The task of this notebook is to create a simple report from a made up "log-file" of visitors of a website.
The input-file ('log.txt') contains a list of page visits with a timestamp for the time the page was accessed, an url for which page that was visited and a user id to uniquely identify the visitor. 

The purpose is to process this data and create a report that for each page displays the number of page views and unique visitors that page had for a given time range.

## Step 1

The first step is to read the file and import the content. The timestamp is used to create a DateTime object for future use in the search.
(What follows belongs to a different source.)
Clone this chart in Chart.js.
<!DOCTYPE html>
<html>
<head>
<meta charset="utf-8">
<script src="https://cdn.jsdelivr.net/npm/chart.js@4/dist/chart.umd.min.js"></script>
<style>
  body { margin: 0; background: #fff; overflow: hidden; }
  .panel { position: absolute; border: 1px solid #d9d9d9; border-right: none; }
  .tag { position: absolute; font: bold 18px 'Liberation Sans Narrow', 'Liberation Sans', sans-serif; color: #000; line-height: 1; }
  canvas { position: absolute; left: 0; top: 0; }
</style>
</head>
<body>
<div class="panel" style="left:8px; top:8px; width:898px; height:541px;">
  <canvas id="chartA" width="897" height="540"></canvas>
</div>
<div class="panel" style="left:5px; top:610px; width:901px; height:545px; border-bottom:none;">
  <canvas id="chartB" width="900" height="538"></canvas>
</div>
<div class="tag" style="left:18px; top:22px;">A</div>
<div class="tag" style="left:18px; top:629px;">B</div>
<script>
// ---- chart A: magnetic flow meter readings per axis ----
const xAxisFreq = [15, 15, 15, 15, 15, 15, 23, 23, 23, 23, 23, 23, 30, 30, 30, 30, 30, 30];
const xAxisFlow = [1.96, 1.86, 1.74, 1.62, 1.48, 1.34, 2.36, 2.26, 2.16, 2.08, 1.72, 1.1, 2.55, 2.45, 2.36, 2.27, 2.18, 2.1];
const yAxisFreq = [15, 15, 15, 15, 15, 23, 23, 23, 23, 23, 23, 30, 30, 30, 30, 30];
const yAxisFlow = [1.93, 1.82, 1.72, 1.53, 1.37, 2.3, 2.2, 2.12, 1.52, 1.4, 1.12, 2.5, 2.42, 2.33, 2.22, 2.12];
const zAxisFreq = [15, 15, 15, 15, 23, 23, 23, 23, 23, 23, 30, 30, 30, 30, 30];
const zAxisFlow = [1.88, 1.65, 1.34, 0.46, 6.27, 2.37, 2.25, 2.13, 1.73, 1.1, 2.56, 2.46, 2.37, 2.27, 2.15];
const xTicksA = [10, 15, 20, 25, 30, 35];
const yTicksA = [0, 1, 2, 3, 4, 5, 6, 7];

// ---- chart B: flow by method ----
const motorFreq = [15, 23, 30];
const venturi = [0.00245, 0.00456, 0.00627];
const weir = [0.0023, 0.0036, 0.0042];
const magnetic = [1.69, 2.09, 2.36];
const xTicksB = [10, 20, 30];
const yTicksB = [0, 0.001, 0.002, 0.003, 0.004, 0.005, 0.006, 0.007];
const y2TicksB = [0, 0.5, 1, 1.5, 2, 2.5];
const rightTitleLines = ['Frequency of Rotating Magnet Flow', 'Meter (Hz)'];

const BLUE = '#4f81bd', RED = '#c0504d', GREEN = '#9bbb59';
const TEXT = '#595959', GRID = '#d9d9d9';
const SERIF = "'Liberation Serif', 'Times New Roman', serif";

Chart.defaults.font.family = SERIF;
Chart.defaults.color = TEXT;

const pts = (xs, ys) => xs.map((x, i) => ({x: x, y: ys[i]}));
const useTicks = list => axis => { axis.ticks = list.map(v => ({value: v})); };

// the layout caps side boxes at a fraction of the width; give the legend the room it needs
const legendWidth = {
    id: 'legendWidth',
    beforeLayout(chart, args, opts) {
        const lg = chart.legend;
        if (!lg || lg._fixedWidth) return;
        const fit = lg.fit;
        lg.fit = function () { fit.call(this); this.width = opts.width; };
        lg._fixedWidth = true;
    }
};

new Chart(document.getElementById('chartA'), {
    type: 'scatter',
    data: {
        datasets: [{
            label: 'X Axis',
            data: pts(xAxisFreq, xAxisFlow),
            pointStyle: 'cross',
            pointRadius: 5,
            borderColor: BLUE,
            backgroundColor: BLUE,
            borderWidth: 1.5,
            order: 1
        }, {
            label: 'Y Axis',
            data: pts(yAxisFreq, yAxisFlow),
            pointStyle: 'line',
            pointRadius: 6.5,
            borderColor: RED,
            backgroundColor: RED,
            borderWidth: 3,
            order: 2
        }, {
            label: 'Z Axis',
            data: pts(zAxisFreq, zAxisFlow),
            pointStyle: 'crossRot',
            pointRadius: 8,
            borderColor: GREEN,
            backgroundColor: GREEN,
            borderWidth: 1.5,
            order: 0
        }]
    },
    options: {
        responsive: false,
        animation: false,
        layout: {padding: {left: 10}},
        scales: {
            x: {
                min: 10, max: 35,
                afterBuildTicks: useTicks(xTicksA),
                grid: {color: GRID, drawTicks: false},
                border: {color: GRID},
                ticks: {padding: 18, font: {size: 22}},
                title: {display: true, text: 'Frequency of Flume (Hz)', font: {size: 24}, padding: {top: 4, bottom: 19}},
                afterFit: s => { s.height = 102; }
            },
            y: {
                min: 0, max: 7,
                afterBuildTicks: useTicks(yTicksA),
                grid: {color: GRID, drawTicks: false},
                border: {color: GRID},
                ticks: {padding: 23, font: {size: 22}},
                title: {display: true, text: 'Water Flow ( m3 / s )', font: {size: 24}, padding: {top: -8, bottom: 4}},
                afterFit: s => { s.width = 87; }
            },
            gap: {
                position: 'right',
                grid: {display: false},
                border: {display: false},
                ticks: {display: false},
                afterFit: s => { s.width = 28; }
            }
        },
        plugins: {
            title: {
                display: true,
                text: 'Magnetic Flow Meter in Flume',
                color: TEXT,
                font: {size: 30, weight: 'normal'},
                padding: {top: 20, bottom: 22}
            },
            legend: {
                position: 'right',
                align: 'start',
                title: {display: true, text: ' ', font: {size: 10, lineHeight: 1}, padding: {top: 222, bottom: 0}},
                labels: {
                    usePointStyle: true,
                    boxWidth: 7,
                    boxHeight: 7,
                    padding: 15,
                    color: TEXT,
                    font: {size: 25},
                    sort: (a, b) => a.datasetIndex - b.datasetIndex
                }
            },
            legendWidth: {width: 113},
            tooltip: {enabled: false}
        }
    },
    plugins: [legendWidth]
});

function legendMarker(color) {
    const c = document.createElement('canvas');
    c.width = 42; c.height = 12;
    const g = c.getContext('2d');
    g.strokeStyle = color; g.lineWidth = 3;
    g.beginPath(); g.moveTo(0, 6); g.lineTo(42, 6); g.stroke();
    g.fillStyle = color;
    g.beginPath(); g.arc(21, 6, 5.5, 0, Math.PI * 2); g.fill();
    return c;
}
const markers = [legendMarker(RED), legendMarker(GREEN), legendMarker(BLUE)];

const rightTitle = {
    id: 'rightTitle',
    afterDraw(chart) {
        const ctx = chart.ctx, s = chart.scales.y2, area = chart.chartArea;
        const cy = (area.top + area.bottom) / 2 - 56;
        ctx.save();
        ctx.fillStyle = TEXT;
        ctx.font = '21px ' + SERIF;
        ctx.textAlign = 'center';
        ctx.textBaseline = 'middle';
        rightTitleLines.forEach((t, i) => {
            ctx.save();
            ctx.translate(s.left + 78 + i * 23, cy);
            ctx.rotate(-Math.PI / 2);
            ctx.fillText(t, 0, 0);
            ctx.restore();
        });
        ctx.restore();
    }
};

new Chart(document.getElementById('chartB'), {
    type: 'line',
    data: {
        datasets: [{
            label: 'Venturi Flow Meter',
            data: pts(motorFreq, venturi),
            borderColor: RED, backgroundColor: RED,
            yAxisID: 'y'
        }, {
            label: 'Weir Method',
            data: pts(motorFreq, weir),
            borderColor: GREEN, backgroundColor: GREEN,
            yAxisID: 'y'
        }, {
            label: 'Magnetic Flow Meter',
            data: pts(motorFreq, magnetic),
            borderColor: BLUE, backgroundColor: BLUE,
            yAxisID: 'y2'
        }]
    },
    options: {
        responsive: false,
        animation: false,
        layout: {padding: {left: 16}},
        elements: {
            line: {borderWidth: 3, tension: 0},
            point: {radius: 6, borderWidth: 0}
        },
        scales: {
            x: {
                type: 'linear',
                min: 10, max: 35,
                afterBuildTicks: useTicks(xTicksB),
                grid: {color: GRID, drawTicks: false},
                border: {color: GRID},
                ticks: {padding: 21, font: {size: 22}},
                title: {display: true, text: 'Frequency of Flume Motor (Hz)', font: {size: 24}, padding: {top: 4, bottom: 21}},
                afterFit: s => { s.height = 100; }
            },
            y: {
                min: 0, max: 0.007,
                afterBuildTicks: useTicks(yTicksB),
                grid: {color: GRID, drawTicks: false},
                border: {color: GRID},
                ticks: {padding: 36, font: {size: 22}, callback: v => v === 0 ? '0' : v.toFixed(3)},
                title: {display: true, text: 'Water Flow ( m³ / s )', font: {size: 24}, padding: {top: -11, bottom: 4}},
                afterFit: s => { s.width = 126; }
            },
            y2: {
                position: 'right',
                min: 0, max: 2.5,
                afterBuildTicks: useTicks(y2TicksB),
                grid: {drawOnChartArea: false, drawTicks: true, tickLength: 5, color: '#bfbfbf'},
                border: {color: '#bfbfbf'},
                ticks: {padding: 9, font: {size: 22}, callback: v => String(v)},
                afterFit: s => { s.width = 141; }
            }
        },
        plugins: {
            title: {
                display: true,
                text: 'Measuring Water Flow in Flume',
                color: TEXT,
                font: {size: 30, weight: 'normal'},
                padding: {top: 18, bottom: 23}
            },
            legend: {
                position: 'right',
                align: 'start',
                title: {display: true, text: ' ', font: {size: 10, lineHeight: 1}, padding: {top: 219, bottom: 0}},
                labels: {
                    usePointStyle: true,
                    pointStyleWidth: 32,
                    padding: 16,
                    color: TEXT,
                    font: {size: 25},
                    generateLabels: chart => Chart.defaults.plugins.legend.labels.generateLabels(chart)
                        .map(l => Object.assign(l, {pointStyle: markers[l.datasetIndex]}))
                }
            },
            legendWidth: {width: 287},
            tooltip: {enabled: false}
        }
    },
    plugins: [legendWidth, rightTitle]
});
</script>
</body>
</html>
Each line from the file is then stored as a dictionary in a list.

In [None]:
import datetime
date_time_format = '%Y-%m-%d %H:%M:%S%Z'
log_list = []
dict_list = []
dict_keys = ['timestamp', 'url', 'userid', 'datetime']
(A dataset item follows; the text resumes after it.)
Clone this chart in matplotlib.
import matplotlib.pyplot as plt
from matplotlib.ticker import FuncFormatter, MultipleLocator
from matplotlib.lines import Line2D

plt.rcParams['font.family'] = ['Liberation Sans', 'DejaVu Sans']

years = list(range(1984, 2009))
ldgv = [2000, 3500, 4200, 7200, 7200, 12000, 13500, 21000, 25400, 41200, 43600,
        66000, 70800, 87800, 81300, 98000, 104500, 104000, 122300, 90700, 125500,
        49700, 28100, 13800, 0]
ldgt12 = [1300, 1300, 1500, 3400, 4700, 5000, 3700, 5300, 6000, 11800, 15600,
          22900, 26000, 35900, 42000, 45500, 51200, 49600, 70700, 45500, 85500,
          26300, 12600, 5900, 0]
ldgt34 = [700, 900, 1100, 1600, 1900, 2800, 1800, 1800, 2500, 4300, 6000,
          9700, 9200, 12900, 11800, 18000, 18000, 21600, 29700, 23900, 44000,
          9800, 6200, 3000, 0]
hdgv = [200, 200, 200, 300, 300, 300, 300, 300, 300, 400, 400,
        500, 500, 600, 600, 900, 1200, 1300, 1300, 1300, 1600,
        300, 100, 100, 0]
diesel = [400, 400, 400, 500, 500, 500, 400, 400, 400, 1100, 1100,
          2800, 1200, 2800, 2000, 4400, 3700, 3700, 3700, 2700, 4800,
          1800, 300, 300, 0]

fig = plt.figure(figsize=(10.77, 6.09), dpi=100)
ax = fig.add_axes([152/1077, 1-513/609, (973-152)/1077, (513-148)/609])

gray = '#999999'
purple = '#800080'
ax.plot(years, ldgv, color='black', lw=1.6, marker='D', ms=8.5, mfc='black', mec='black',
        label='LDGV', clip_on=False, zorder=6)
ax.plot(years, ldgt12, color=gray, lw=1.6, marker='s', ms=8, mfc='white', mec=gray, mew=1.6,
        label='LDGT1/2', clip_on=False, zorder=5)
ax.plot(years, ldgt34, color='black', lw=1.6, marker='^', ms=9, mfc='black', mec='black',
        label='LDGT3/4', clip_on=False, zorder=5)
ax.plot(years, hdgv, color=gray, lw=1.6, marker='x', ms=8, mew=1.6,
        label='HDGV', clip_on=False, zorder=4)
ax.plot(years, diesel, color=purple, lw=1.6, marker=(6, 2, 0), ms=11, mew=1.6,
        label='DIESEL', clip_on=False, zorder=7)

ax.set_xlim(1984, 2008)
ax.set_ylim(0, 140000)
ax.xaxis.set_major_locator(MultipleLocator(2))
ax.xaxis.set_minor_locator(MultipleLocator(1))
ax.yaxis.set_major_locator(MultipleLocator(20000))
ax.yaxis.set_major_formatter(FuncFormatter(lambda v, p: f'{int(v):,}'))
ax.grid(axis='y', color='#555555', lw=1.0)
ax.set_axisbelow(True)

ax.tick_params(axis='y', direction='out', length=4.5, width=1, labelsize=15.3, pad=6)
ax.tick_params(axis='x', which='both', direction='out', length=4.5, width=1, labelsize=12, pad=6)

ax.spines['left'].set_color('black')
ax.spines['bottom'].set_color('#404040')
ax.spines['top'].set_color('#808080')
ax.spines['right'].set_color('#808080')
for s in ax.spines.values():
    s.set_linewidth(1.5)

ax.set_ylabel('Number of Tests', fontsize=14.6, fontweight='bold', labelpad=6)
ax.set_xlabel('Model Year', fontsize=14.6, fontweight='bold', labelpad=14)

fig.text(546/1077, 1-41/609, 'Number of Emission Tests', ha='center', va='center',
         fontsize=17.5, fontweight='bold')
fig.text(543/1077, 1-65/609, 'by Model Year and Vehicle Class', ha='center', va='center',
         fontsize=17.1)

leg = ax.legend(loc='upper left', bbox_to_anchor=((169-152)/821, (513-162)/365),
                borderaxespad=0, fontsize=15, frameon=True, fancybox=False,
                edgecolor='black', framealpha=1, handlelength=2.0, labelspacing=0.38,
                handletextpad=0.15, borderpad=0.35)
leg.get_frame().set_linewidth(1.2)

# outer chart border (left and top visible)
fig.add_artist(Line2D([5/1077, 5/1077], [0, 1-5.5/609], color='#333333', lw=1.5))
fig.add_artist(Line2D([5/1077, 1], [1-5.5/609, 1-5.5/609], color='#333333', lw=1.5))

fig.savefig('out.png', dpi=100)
with open('log.txt', 'r') as log:
    
    next(log)    
    for line in log:
        log_list.append(line.split('|')[1:4])
    
    for line in log_list:
        length_of_line = len(line)
        
        for item in range(length_of_line):
            line[item] = line[item].strip()
    
    for line in log_list:
        current_timestamp = line[0]
        date_time_obj = datetime.datetime.strptime(current_timestamp, date_time_format)
        line.append(date_time_obj)
        dict_list.append(dict(zip(dict_keys, line)))
                         
                         
print(dict_list)

## Step 2
The second step is to create the variables that the web master will use to enter what time range to search for.
(Change the values to vary the search)

In [None]:
time_zone = 'UTC'
search_start_date = '2013-09-01'
search_start_time = '09:00:00'  
search_end_date = '2013-09-01' ##optional
search_end_time = '10:59:59' 

The variables are then used to create DateTime objects to be used for comparison in the search.

In [None]:
if search_end_date == '' or search_end_date is None:
    search_end_date = search_start_date
    
search_start = datetime.datetime.strptime("{} {}{}".format(search_start_date, search_start_time, time_zone), date_time_format)
search_end = datetime.datetime.strptime("{} {}{}".format(search_end_date, search_end_time, time_zone), date_time_format)
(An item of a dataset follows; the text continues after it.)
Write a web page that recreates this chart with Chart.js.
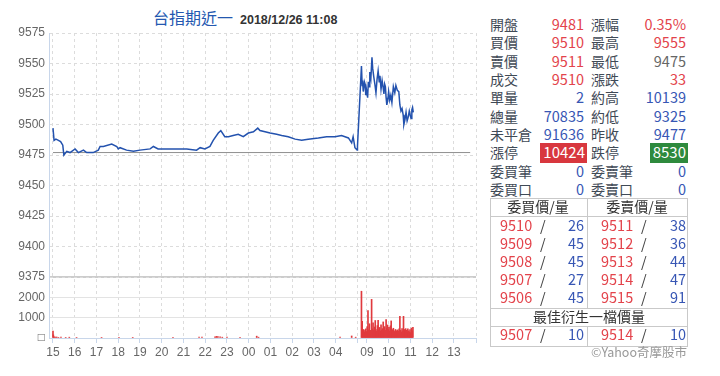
<!DOCTYPE html>
<html>
<head>
<meta charset="utf-8">
<script src="https://cdn.jsdelivr.net/npm/chart.js"></script>
<style>
    body { margin: 0; width: 720px; height: 376px; overflow: hidden; position: relative; background: #fff;
           font-family: "Noto Sans CJK TC", sans-serif; }
    #chartBox { position: absolute; left: 0; top: 0; width: 480px; height: 376px; }
    .t { position: absolute; white-space: nowrap; height: 20px; line-height: 20px; font-size: 14px; }
    .ln { position: absolute; background: #c9c9c9; }
    #title { position: absolute; left: 153px; top: 6px; white-space: nowrap; line-height: 22px; }
</style>
</head>
<body>
<div id="title"><span style="color:#2458b0;font-size:16px">台指期近一</span><span style="font-family:'Liberation Sans';font-weight:bold;font-size:12.5px;color:#333;margin-left:7px">2018/12/26 11:08</span></div>
<div id="chartBox"><canvas id="tx" width="480" height="376"></canvas></div>
<div id="panel"></div>
<script>
// 價格走勢 (夜盤 15:00-05:00, 日盤 08:45-13:45)
const priceTimes = ["15:00","15:03","15:08","15:15","15:21","15:27","15:30","15:38","15:47","16:01","16:10","16:24","16:33","16:51",
    "17:05","17:10","17:19","17:42","17:56","18:00","18:05","18:23","18:42","19:00","19:28","19:37","19:50","20:09","20:32","20:50",
    "21:09","21:36","21:46","21:59","22:13","22:22","22:36","22:43","22:54","23:04","23:17","23:31","23:45","23:59","00:13","00:25",
    "00:31","00:45","00:59","01:17","01:31","01:49","02:08","02:26","02:44","03:12","03:35","03:58","04:16","04:35","04:44","04:48",
    "04:53","04:59","05:00",
    "08:45","08:47","08:48","08:50","08:53","08:55","08:57","08:59","09:02","09:04","09:06","09:08","09:11","09:14","09:16","09:19",
    "09:22","09:25","09:28","09:31","09:34","09:36","09:39","09:42","09:45","09:47","09:49","09:51","09:53","09:55","09:58","10:00",
    "10:03","10:06","10:09","10:13","10:17","10:20","10:24","10:28","10:31","10:34","10:37","10:40","10:42","10:45","10:48","10:51",
    "10:54","10:57","11:00","11:02","11:04","11:06","11:08"];
const priceValues = [9497,9487,9488,9487,9486,9483,9475,9478,9477,9480,9477,9479,9477,9477,
    9479,9482,9482,9484,9482,9480,9481,9479,9478,9479,9480,9482,9480,9480,9480,9480,
    9480,9479,9481,9480,9482,9487,9493,9495,9490,9490,9491,9492,9490,9493,9494,9497,
    9495,9494,9493,9492,9491,9490,9488,9487,9488,9489,9490,9490,9491,9489,9485,9490,
    9481,9479,9482,
    9548,9532,9536,9527,9535,9533,9524,9528,9522,9535,9531,9543,9538,9555,9546,9539,
    9533,9526,9537,9544,9535,9540,9529,9536,9530,9525,9533,9531,9522,9516,9521,9527,
    9520,9524,9518,9531,9526,9532,9528,9527,9516,9511,9513,9508,9500,9504,9510,9503,
    9506,9511,9507,9505,9512,9514,9510];
const prevClose = 9477;
const sessionSpan = ["15:00", "13:45"];

// 成交量 - 夜盤零星
const nightVolTimes = ["15:00","15:01","15:03","15:06","15:10","15:15","15:22","15:35","15:45","16:05","17:14","18:02","18:40",
    "20:31","21:43","21:51","22:27","22:31","22:35","22:41","22:47","23:00","23:36","00:22","00:27","04:12","04:44","04:55"];
const nightVolValues = [340,150,60,40,50,30,40,30,40,20,30,30,30,
    30,40,40,60,80,70,60,40,40,30,90,40,40,100,40];
// 成交量 - 日盤 每2分鐘 自 08:45
const dayVolStart = "08:45";
const dayVolStep = 2;
const dayVolValues = [2300,820,350,420,300,380,450,320,560,1350,400,700,380,330,1900,450,740,380,540,860,
    420,330,610,870,400,520,350,650,380,460,790,420,560,380,900,480,640,420,520,350,
    600,840,430,380,480,350,300,420,360,280,400,330,450,1065,380,300,460,350,1065,420,
    300,460,380,270,450,350,300,420,260,490,350,520];

// 時間軸刻度
const xTickTimes = ["15:00","16:00","17:00","18:00","19:00","20:00","21:00","22:00","23:00","00:00","01:00","02:00","03:00",
    "04:00","05:00","09:00","10:00","11:00","12:00","13:00"];
const xTickLabels = ["15","16","17","18","19","20","21","22","23","00","01","02","03","04","","09","10","11","12","13"];

// 報價
const quoteLeft = [["開盤","9481","r"],["買價","9510","r"],["賣價","9511","r"],["成交","9510","r"],["單量","2","b"],
    ["總量","70835","b"],["未平倉","91636","b"],["漲停","10424","up"],["委買筆","0","b"],["委買口","0","b"]];
const quoteRight = [["漲幅","0.35%","r"],["最高","9555","r"],["最低","9475","g"],["漲跌","33","r"],["約高","10139","b"],
    ["約低","9325","b"],["昨收","9477","b"],["跌停","8530","dn"],["委賣筆","0","b"],["委賣口","0","b"]];
const bidPrices = ["9510","9509","9508","9507","9506"];
const bidQtys = ["26","45","45","27","45"];
const askPrices = ["9511","9512","9513","9514","9515"];
const askQtys = ["38","36","44","47","91"];
const bestBid = ["9507","10"];
const bestAsk = ["9514","10"];

// 時間 -> 軸上分鐘 (日盤接在夜盤後面)
function pos(t) {
    const [h, m] = t.split(":").map(Number);
    const mins = h * 60 + m;
    if (h >= 15) return mins - 900;
    if (h < 8) return mins + 540;
    return mins - 525 + 851;
}

function main() {
    const volData = nightVolTimes.map((t, i) => ({ x: pos(t), y: nightVolValues[i] }));
    dayVolValues.forEach((v, i) => volData.push({ x: pos(dayVolStart) + i * dayVolStep, y: v }));
    const xTicks = xTickTimes.map(pos);

    Chart.defaults.font.family = "Liberation Sans";
    Chart.defaults.font.size = 12;
    Chart.defaults.color = "#666";

    new Chart(document.getElementById("tx"), {
        type: "line",
        data: {
            datasets: [
                {
                    data: priceTimes.map((t, i) => ({ x: pos(t), y: priceValues[i] })),
                    borderColor: "#2352ae",
                    borderWidth: 1.5,
                    pointRadius: 0,
                    yAxisID: "y",
                },
                {
                    // 昨收線
                    data: sessionSpan.map(t => ({ x: pos(t), y: prevClose })),
                    borderColor: "#8f8f8f",
                    borderWidth: 1,
                    pointRadius: 0,
                    yAxisID: "y",
                },
                {
                    type: "bar",
                    data: volData,
                    backgroundColor: "#e03a3e",
                    barThickness: 1,
                    yAxisID: "yv",
                },
            ],
        },
        options: {
            responsive: false,
            animation: false,
            layout: { padding: { top: 33, right: 4, left: 0, bottom: 0 } },
            plugins: { legend: { display: false }, tooltip: { enabled: false } },
            scales: {
                x: {
                    type: "linear",
                    offset: false,  // bar 預設會加 offset
                    min: -11,
                    max: 1167,
                    afterBuildTicks: s => { s.ticks = xTicks.concat([1167]).map(v => ({ value: v })) },
                    afterFit: s => { s.height = 38; s.paddingLeft = 0; s.paddingRight = 0 },
                    ticks: {
                        autoSkip: false,
                        maxRotation: 0,
                        padding: 2,
                        callback: (v, i) => xTickLabels[i] || "",
                    },
                    grid: { offset: false, color: "#dcdcdc", tickColor: "#c8d6ea", tickLength: 5 },
                    border: { color: "#c8d6ea", dash: [3, 3] },
                },
                yv: {
                    type: "linear",
                    position: "left",
                    stack: "main",
                    stackWeight: 1,
                    min: 0,
                    max: 3000,
                    afterFit: s => { s.width = 49 },
                    ticks: {
                        stepSize: 1000,
                        padding: 4,
                        autoSkip: false,
                        callback: v => v === 0 ? "□" : v === 3000 ? "" : String(v),
                    },
                    grid: {
                        drawTicks: false,
                        color: c => c.tick && c.tick.value === 3000 ? "#cccccc" : "#e3e3e3",
                        lineWidth: c => c.tick && c.tick.value === 3000 ? 2 : 1,
                    },
                    border: { color: "#c8d6ea" },
                },
                y: {
                    type: "linear",
                    position: "left",
                    stack: "main",
                    stackWeight: 4,
                    min: 9375,
                    max: 9575,
                    afterFit: s => { s.width = 49 },
                    ticks: { stepSize: 25, padding: 4, autoSkip: false, callback: v => String(v) },
                    grid: { drawTicks: false, color: "#dcdcdc" },
                    border: { color: "#c8d6ea", dash: [3, 3] },
                },
            },
        },
    });

    buildPanel();
}

const colors = { r: "#e3434b", b: "#3756b4", g: "#666666", lab: "#3f4a56" };

function addText(txt, opt) {
    const d = document.createElement("div");
    d.className = "t";
    d.textContent = txt;
    d.style.top = (opt.cy - 11) + "px";
    if (opt.left !== undefined) d.style.left = opt.left + "px";
    if (opt.right !== undefined) d.style.right = (720 - opt.right) + "px";
    if (opt.color) d.style.color = opt.color;
    if (opt.size) d.style.fontSize = opt.size + "px";
    if (opt.center !== undefined) { d.style.left = (opt.center - 60) + "px"; d.style.width = "120px"; d.style.textAlign = "center"; }
    document.getElementById("panel").appendChild(d);
    return d;
}

function addBox(x, y, w, h, bg) {
    const d = document.createElement("div");
    d.className = "ln";
    d.style.left = x + "px"; d.style.top = y + "px";
    d.style.width = w + "px"; d.style.height = h + "px";
    if (bg) d.style.background = bg;
    document.getElementById("panel").appendChild(d);
}

function buildPanel() {
    const rowH = 18.33;
    quoteLeft.forEach((q, i) => {
        const cy = 25 + i * rowH;
        addText(q[0], { left: 490, cy, color: colors.lab });
        if (q[2] === "up") {
            addBox(540, cy - 10, 47, 20, "#d8373e");
            addText(q[1], { right: 585, cy, color: "#fff", size: 15 });
        } else {
            addText(q[1], { right: 584, cy, color: colors[q[2]], size: 14.5 });
        }
    });
    quoteRight.forEach((q, i) => {
        const cy = 25 + i * rowH;
        addText(q[0], { left: 591, cy, color: colors.lab });
        if (q[2] === "dn") {
            addBox(650, cy - 10, 38, 20, "#2e8a3d");
            addText(q[1], { right: 686, cy, color: "#fff", size: 15 });
        } else {
            addText(q[1], { right: 686, cy, color: colors[q[2]], size: 14.5 });
        }
    });

    // 五檔表格線
    addBox(490, 198, 198, 1); addBox(490, 216, 198, 1); addBox(490, 308, 198, 1);
    addBox(490, 326, 198, 1); addBox(490, 346, 198, 1);
    addBox(490, 198, 1, 149); addBox(687, 198, 1, 149);
    addBox(587, 198, 1, 110); addBox(587, 326, 1, 20);

    addText("委買價/量", { center: 538, cy: 207, color: "#333" });
    addText("委賣價/量", { center: 637, cy: 207, color: "#333" });
    bidPrices.forEach((p, i) => {
        const cy = 226 + i * 18;
        addText(p, { left: 500, cy, color: colors.r, size: 14.5 });
        addText("/", { left: 540, cy, color: "#444", size: 14.5 });
        addText(bidQtys[i], { right: 584, cy, color: colors.b, size: 14.5 });
        addText(askPrices[i], { left: 601, cy, color: colors.r, size: 14.5 });
        addText("/", { left: 641, cy, color: "#444", size: 14.5 });
        addText(askQtys[i], { right: 686, cy, color: colors.b, size: 14.5 });
    });
    addText("最佳衍生一檔價量", { center: 589, cy: 317, color: "#333" });
    addText(bestBid[0], { left: 500, cy: 335, color: colors.r, size: 14.5 });
    addText("/", { left: 540, cy: 335, color: "#444", size: 14.5 });
    addText(bestBid[1], { right: 584, cy: 335, color: colors.b, size: 14.5 });
    addText(bestAsk[0], { left: 601, cy: 335, color: colors.r, size: 14.5 });
    addText("/", { left: 641, cy: 335, color: "#444", size: 14.5 });
    addText(bestAsk[1], { right: 686, cy: 335, color: colors.b, size: 14.5 });
    addText("©Yahoo奇摩股市", { right: 687, cy: 353, color: "#999", size: 12.5 });
}

document.addEventListener("DOMContentLoaded", main);
</script>
</body>
</html>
print('The time range chosen is: {} - {}'.format(search_start, search_end.time() if search_start.date() == search_end.date() else search_end))



## Step 3
Then the actual search is performed and all objects that maches the given time range is stored in a new list.

In [None]:
search_results = []
print('The objects in the original list that matches the search:\n')
for dct in dict_list:
    checker = None
    if dct['datetime'] >= search_start and dct['datetime'] <= search_end:
        checker = True
        del dct['datetime']
        search_results.append(dct)
    print(checker)

print('\nThe new list with the results of the search: \n\n{}\n'.format(search_results))
    

All the unique pages that was visited during the given time range is then extracted and stored in a list.

In [None]:
pages_visited = []

for result in search_results:
    if result['url'] not in pages_visited:
        pages_visited.append(result['url'])

print('The unique pages that was visited during the given time range:\n\n {}'.format(pages_visited))

## Step 4

Then the number of visits and unique visitors is calculated and is stored for each page as dictionaries in a new list that will be used to present the results.

In [None]:
final_report = []

for page in pages_visited:
    page_views = 0
    number_of_visitors = 0
    visitors = []
    for result in search_results:
        if result['url'] == page:
            page_views += 1
            if result['userid'] not in visitors:
                visitors.append(result['userid'])
    number_of_visitors = len(visitors)
    final_report.append(dict({'page': page, 'page views': page_views, 'visitors': number_of_visitors}))

    print(final_report)

Finally the report is presnted in a data frame. The data frame could then be used to export the report into a CSV-file.

In [None]:
import pandas as pd

df = pd.DataFrame(data=final_report)
df.rename(columns={'page': 'URL', 'page views': 'Page Views', 'visitors': 'Visitors'}, inplace=True)

df